Ramkarran stressed that house-to-house registration was not constitutionally possible within the 90-day period during which elections should be held after a no-confidence motion is passed, unless the parties agree to an extension by a two-thirds majority. “It has to be held right away with whatever list you have….It seems to me that you can have a claims and objections period for two weeks, even three weeks,” he said, adding that that process would allow people to be removed and added to the list. “It seems to me that that is not too difficult to do.”

Ram slammed President Granger’s assertion that there are about 200,000 defective names on the voters’ list and that 18-year-old persons would be excluded from voting because their names are not on the national register. He said there was no evidence of a scientific test, desktop or informal survey to prove the claim. “This business that Granger is talking about is mischievous and is dangerous and is malicious,” he said, suggesting that the President was probably getting bad advice.

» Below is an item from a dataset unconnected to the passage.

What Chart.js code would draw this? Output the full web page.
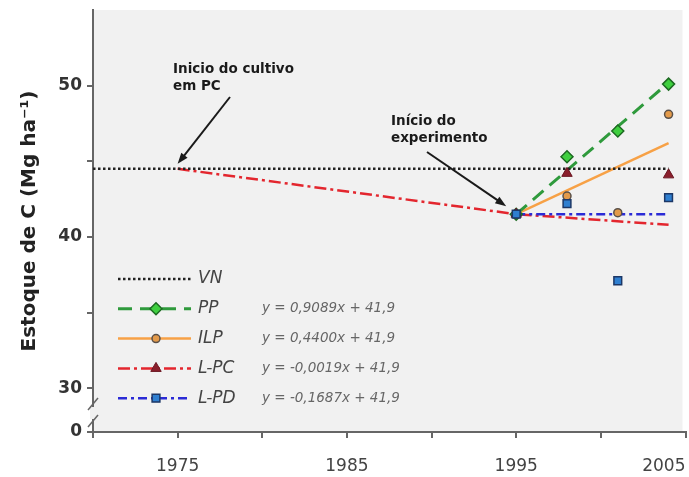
<!DOCTYPE html>
<html>
<head>
<meta charset="utf-8">
<script src="https://cdn.jsdelivr.net/npm/chart.js@4.4.1/dist/chart.umd.min.js"></script>
<style>
  html, body { margin: 0; padding: 0; background: #fff; overflow: hidden; }
  #wrap { width: 693px; height: 477px; }
</style>
</head>
<body>
<div id="wrap"><canvas id="grafico"></canvas></div>
<script>
// Valores
const anosAmostra = [1995, 1998, 2001, 2004];
const vnX = [1970, 2004];
const vnY = [44.5, 44.5];
const lpcLinhaX = [1975, 1995, 2004];
const lpcLinhaY = [44.5, 41.5, 40.8];
const ajusteX = [1995, 2004];
const ppLinhaY = [41.5, 50.2];
const ilpLinhaY = [41.5, 46.2];
const lpdLinhaY = [41.5, 41.5];
const ppPontos = [41.5, 45.3, 47.0, 50.1];
const ilpPontos = [41.5, 42.7, 41.6, 48.1];
const lpcPontos = [41.5, 44.2, null, 44.1];
const lpdPontos = [41.5, 42.2, 37.1, 42.6];

const legendaNomes = ['VN', 'PP', 'ILP', 'L-PC', 'L-PD'];
const equacoes = ['', 'y = 0,9089x + 41,9', 'y = 0,4400x + 41,9', 'y = -0,0019x + 41,9', 'y = -0,1687x + 41,9'];

const xTicks = [1970, 1975, 1980, 1985, 1990, 1995, 2000, 2005];
const xRotulos = ['', '1975', '', '1985', '', '1995', '', '2005'];
const yTicks = [27.1, 30, 35, 40, 45, 50];
const yRotulos = ['0', '30', '', '40', '', '50'];

const pares = (xs, ys) => xs.map((x, i) => ({ x, y: ys[i] }));

// datasets de pontos (desenhados por cima) e de linhas
const datasets = [
  { label: 'L-PD', data: pares(anosAmostra, lpdPontos), showLine: false, pointStyle: 'rect', pointRadius: 5.5,
    backgroundColor: '#2f7fd0', borderColor: '#1c3766', borderWidth: 1.5 },
  { label: 'L-PC', data: pares(anosAmostra, lpcPontos), showLine: false, pointStyle: 'triangle', pointRadius: 6,
    backgroundColor: '#8a1f2c', borderColor: '#6a1520', borderWidth: 1 },
  { label: 'ILP', data: pares(anosAmostra, ilpPontos), showLine: false, pointStyle: 'circle', pointRadius: 4,
    backgroundColor: '#e39a4a', borderColor: '#5a5048', borderWidth: 1.5 },
  { label: 'PP', data: pares(anosAmostra, ppPontos), showLine: false, pointStyle: 'rectRot', pointRadius: 6,
    backgroundColor: '#3fcf3f', borderColor: '#1d6a22', borderWidth: 1.5 },
  { label: 'VN-linha', data: pares(vnX, vnY), showLine: true, pointRadius: 0,
    borderColor: '#222', borderWidth: 2.5, borderDash: [2.5, 2.5] },
  { label: 'PP-linha', data: pares(ajusteX, ppLinhaY), showLine: true, pointRadius: 0,
    borderColor: '#2f9a3c', borderWidth: 3, borderDash: [14, 8] },
  { label: 'ILP-linha', data: pares(ajusteX, ilpLinhaY), showLine: true, pointRadius: 0,
    borderColor: '#f7a146', borderWidth: 2.5 },
  { label: 'LPD-linha', data: pares(ajusteX, lpdLinhaY), showLine: true, pointRadius: 0,
    borderColor: '#2b2bd6', borderWidth: 2.5, borderDash: [9, 4, 3, 4] },
  { label: 'LPC-linha', data: pares(lpcLinhaX, lpcLinhaY), showLine: true, pointRadius: 0,
    borderColor: '#e3262e', borderWidth: 2.5, borderDash: [12, 4, 3, 4] }
];

// legenda: indice da linha e do ponto para cada entrada
const legLinha = [4, 5, 6, 8, 7];
const legPonto = [null, 3, 2, 1, 0];

const fundoArea = {
  id: 'fundoArea',
  beforeDraw(chart) {
    const { ctx, chartArea: a } = chart;
    ctx.save();
    ctx.fillStyle = '#f1f1f1';
    ctx.fillRect(a.left, a.top, a.right - a.left - 3, a.bottom - a.top);
    ctx.restore();
  }
};

function seta(ctx, x1, y1, x2, y2) {
  const ang = Math.atan2(y2 - y1, x2 - x1);
  ctx.beginPath();
  ctx.moveTo(x1, y1);
  ctx.lineTo(x2 - 8 * Math.cos(ang), y2 - 8 * Math.sin(ang));
  ctx.stroke();
  ctx.beginPath();
  ctx.moveTo(x2, y2);
  ctx.lineTo(x2 - 11 * Math.cos(ang) + 4 * Math.sin(ang), y2 - 11 * Math.sin(ang) - 4 * Math.cos(ang));
  ctx.lineTo(x2 - 11 * Math.cos(ang) - 4 * Math.sin(ang), y2 - 11 * Math.sin(ang) + 4 * Math.cos(ang));
  ctx.closePath();
  ctx.fill();
}

const extras = {
  id: 'extras',
  afterDraw(chart) {
    const { ctx, chartArea: a, scales } = chart;
    const sx = scales.x, sy = scales.y;
    ctx.save();

    // legenda
    const y0 = a.bottom - 153;
    legendaNomes.forEach((nome, i) => {
      const yy = y0 + i * 29.8;
      const dl = datasets[legLinha[i]];
      ctx.save();
      ctx.strokeStyle = dl.borderColor;
      ctx.lineWidth = dl.borderWidth;
      ctx.setLineDash(dl.borderDash || []);
      ctx.beginPath();
      ctx.moveTo(a.left + 25, yy);
      ctx.lineTo(a.left + 98, yy);
      ctx.stroke();
      ctx.restore();
      if (legPonto[i] !== null) {
        const dp = datasets[legPonto[i]];
        ctx.save();
        ctx.fillStyle = dp.backgroundColor;
        ctx.strokeStyle = dp.borderColor;
        ctx.lineWidth = dp.borderWidth;
        Chart.helpers.drawPoint(ctx, { pointStyle: dp.pointStyle, radius: dp.pointRadius, borderWidth: dp.borderWidth, rotation: 0 }, a.left + 63, yy);
        ctx.restore();
      }
      ctx.fillStyle = '#444';
      ctx.font = 'italic 17px "DejaVu Sans"';
      ctx.textBaseline = 'middle';
      ctx.textAlign = 'left';
      ctx.fillText(nome, a.left + 105, yy);
      if (equacoes[i]) {
        ctx.fillStyle = '#666';
        ctx.font = 'italic 13.5px "DejaVu Sans"';
        ctx.fillText(equacoes[i], a.left + 169, yy);
      }
    });

    // anotacoes
    ctx.fillStyle = '#1a1a1a';
    ctx.strokeStyle = '#1a1a1a';
    ctx.lineWidth = 2;
    ctx.font = 'bold 13.5px "DejaVu Sans"';
    ctx.textBaseline = 'alphabetic';
    ctx.textAlign = 'left';
    ctx.fillText('Inicio do cultivo', 173, 73);
    ctx.fillText('em PC', 173, 90);
    ctx.fillText('Início do', 391, 125);
    ctx.fillText('experimento', 391, 142);
    seta(ctx, 230, 97, sx.getPixelForValue(1975), sy.getPixelForValue(44.5) - 5);
    seta(ctx, 427, 152, sx.getPixelForValue(1995) - 10, sy.getPixelForValue(41.5) - 8);

    // quebra do eixo y
    const bx = a.left;
    ctx.fillStyle = '#f1f1f1';
    ctx.fillRect(bx - 3, 407, 6, 12);
    ctx.strokeStyle = '#666';
    ctx.lineWidth = 1.5;
    [404, 421].forEach(yb => {
      ctx.beginPath();
      ctx.moveTo(bx - 5, yb + 6);
      ctx.lineTo(bx + 5, yb - 6);
      ctx.stroke();
    });
    ctx.restore();
  }
};

new Chart(document.getElementById('grafico'), {
  type: 'scatter',
  data: { datasets },
  options: {
    responsive: true,
    maintainAspectRatio: false,
    animation: false,
    layout: { padding: { top: 10, right: 1, left: 0, bottom: 0 } },
    plugins: { legend: { display: false }, tooltip: { enabled: false } },
    scales: {
      x: {
        type: 'linear', min: 1970, max: 2005,
        afterBuildTicks: s => { s.ticks = xTicks.map(v => ({ value: v })); },
        afterFit: s => { s.height = 45; s.paddingLeft = 0; s.paddingRight = 0; },
        ticks: {
          autoSkip: false, maxRotation: 0, align: 'inner', padding: 18, color: '#444',
          font: { family: 'DejaVu Sans', size: 17 },
          callback: v => xRotulos[xTicks.indexOf(v)]
        },
        grid: { drawOnChartArea: false, drawTicks: true, tickLength: 6, color: '#666', lineWidth: 2 },
        border: { color: '#666', width: 2 }
      },
      y: {
        min: 27.1, max: 55,
        afterBuildTicks: s => { s.ticks = yTicks.map(v => ({ value: v })); },
        afterFit: s => { s.width = 93; s.paddingTop = 0; s.paddingBottom = 0; },
        ticks: {
          autoSkip: false, padding: 5, color: '#333',
          font: { family: 'DejaVu Sans', size: 17, weight: 'bold' },
          callback: v => yRotulos[yTicks.indexOf(v)]
        },
        grid: { drawOnChartArea: false, drawTicks: true, tickLength: 6, color: '#666', lineWidth: 2 },
        border: { color: '#666', width: 2 },
        title: {
          display: true, text: 'Estoque de C (Mg ha⁻¹)', color: '#222',
          font: { family: 'DejaVu Sans', size: 20, weight: 'bold' },
          padding: { top: 18, bottom: 0 }
        }
      }
    }
  },
  plugins: [fundoArea, extras]
});
</script>
</body>
</html>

Retired Brigadier Mark Phillips was among the attendees at the public forum on the “CCJ’s rulings and their implications for Guyana” organised by the Cheddi Jagan Research Centre

GECOM has a “robust” claims and objections period, party polling agents, independent observers, use of indelible ink, provision of folios to party polling agents and accounting for used and unused ballots. “All these measures have been put in place so this thing about, ‘we want free and fair elections’, we’d had them. What you’re trying to do is to create an unfair and fraudulent election. That’s the whole idea behind this objection to the NCM (no-confidence motion),” Ram said.

The CCJ has ruled that the no-confidence motion was validly passed on December 21, 2018 after then government parliamentarian, Charrandass Persaud had voted for the Jagdeo-sponsored motion. The Trinidad-headquartered court, which is enshrined in Guyana’s constitution, also ruled that President David Granger’s unilateral appointment of James Patterson as GECOM Chairman without giving reasons for rejecting Jagdeo’s 18 nominees was flawed and unconstitutional.

Instead the CCJ says the Opposition Leader must first discuss his nominees with the President and after they have agreed on the list, it would be formally dispatched to the Guyanese leader who would then pick one name to chair the seven-member elections commission.

Among the attendees were former Chief-of-Staff of the Guyana Defence Force, Retired Brigadier Mark Phillips, former President Donald Ramotar, former House Speaker Ralph Ramkarran, Local Government Commissioner and former Town Clerk, Carol Sooba and former Local Government Minister Norman Whittaker. Phillips’ name has been floated in some circles as the likely Prime Ministerial candidate for the PPPC.